Put a different way, the figure of “59% report confidence in their detection” doesn’t reveal their accuracy of discerning real vs. fake, but rather how often someone is aware of their own suspicion. Or really, how often one claims they’re aware of their own suspicion. This distinction is meaningful as we dive in...
Age
Older generations report encountering suspicious content far more often than younger ones.
Only 20% of Gen Z encounter AI-ambiguous content daily, compared to 25% of Millennials, 39% of Gen X, and 41% of Boomers. When it comes to those who report multiple encounters a day – the gap is stark: 10% of Gen Z vs. 29% of Boomers. A 3x difference.
One reading is that older cohorts may be more sensitive to the threat of fake content – more aware of their own susceptibility. Any time something appears slightly off, it registers. Heightened vigilance can translate to inflated reported moments of “I can’t tell.” (Or it just may be that their unique media environment has higher volumes of suspicious content...)
Conversely, digitally literate populations report they can more easily tell what’s real or fake. After all, younger cohorts also report higher confidence in their detection abilities vs. older cohorts – 72% of Gen Z say they’re “Confident” they can tell the difference vs. just 53% of Boomers. Younger cohorts have developed quicker instincts. Glance. Categorize. Keep scrolling. With that, they may be less likely to report their suspicion. Detection is automatic and doesn’t register. However, we also have to consider the likelihood of over-confidence.
These self-report biases work in opposite directions. Older generations may over-report encounters with AI content, while younger generations may under-report encounters with AI content. We don’t know which bias is stronger. And the real rates likely sit somewhere between what people claim they noticed, and what they actually encountered.
Action
So what happens when people come across this suspicious content?
An astounding 52% of the public claim they actively “Search to Verify” content they’re unsure about.
Given the time and cognitive effort this verification requires, this figure is certainly inflated.
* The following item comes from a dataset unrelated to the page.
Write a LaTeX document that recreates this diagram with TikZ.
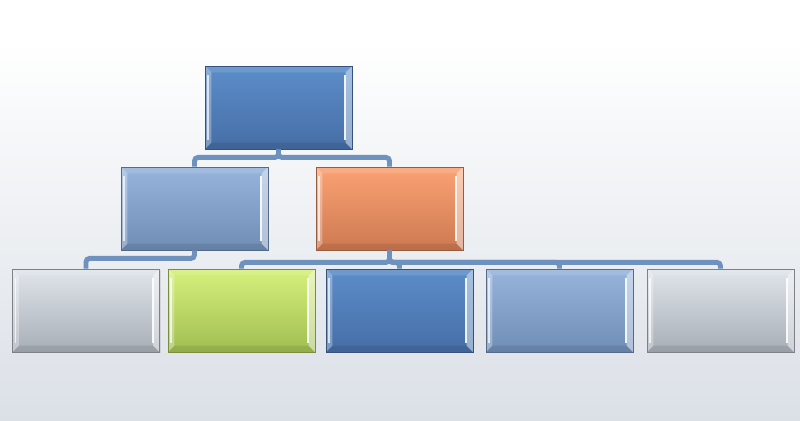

Remember, a third of the country says they come across questionable material daily.
In a prior ZINE analysis, it took hours to validate a single statistic, which sounded strange...
Intimately knowing the effort required... I call BS.
Meanwhile, 23% of people report they “Ignore and move on” anytime they come across questionable material. This is likely underreported.
Also, 12% of people automatically presume questionable content is fake vs. 2% who presume it’s real. Put another way:
Americans now default to “This is fake” six times more often than they default to “This is real.”
Default skepticism now defines our moment online. This scale of distrust is remarkable.
When it comes to gender differences, men are more confident in their ability to detect fake content than women (63% vs. 54%) – no surprise with their over-confidence. Men are also slightly less likely than women to engage in acts of verification (58% vs. 61%). And when it comes to default positions, men are more likely to “Assume it’s fake” than women (14% vs. 10%). This is noteworthy, considering men are more likely than women to report coming across this suspicious content several times a week or more (65% vs. 58%).
So... men feel more confident in their ability to detect suspicious content, encounter more of that content than women, and engage in less verification. (Let’s come back to this in a second...)
Politics
When it comes to political ideology, three findings stand out.
First, Moderates report the lowest confidence in their detection ability (6% are “Very Confident”) vs. both ends of the political spectrum (11% of Liberals are “Very Confident” and 10% of Conservatives are). Ideological certainty seemingly maps to detection certainty.
Second, 63% of Liberal respondents claim they search to verify content, while only 42% of Conservative respondents do – the largest demographic gap in the entire dataset.
And third, that verification gap is a media-trust gap. Conservative respondents default to “Assume it’s fake” (14%) more likely than Liberals (11%). Conservatives are also more likely to “Ignore and move on” than Liberals (33% vs. 16%).
Liberals may assume a credible source exists somewhere out there. Conservatives may not. Searching for the truth in a system you’ve already concluded is rigged isn’t time well spent. So when the default epistemic posture for a significant fraction of the country is “default fake,” legitimate content begins getting rejected at the same rate as illegitimate content.
And this is where we’re at.
A Truth
Let’s attempt to square these patterns...
Younger cohorts report less exposure to questionable content and higher detection confidence. Older cohorts report more exposure, lower detection confidence. Exposure and confidence invert.
But in the gender analysis, men report both more encounters and more confidence. Women report fewer encounters and less confidence. Exposure and confidence move together.
Then, political ideology introduces a third pattern. Confidence doesn’t track with exposure, but instead to larger narratives of political conviction and media distrust.
Three demographic cuts reveal three unique relationships between what people see, feel and report.
These contradictions are the conclusive insight:
We see AI as we are.
Different demographic groups carry different self-reporting pressures. Under threat, Boomers may feel permitted to admit they can’t tell what’s real. Gen Z may feel pressure to posture digital fluency. Men may feel pressure to claim technical proficiency. Conservatives may feel more distrustful of mainstream media. Liberals may feel pressure to claim they engage in diligent verification.
Is this survey deceitful data about how we handle deceitful content?
What this data captures isn’t actual exposure to AI-generated content nor people’s true detection capabilities. It reveals how culturally-influenced our self-reporting is.
It reveals our unique relationships to reality itself.
Our conversations about AI content are filtered through what people think they see, and think they can manage. And this filtering is happening way before any piece of media arrives in someone’s feed.
We’re building policy, comms strategies, AI detection tech, and media literacy programming on top of survey data which only tells us about self-perception – not actual exposure, not actual susceptibility, not actual detection.
Our perception of AI is shaped more by identity than reality itself.
Or as an unverified source once put it,
“We don’t see things as they are, we see them as we are.”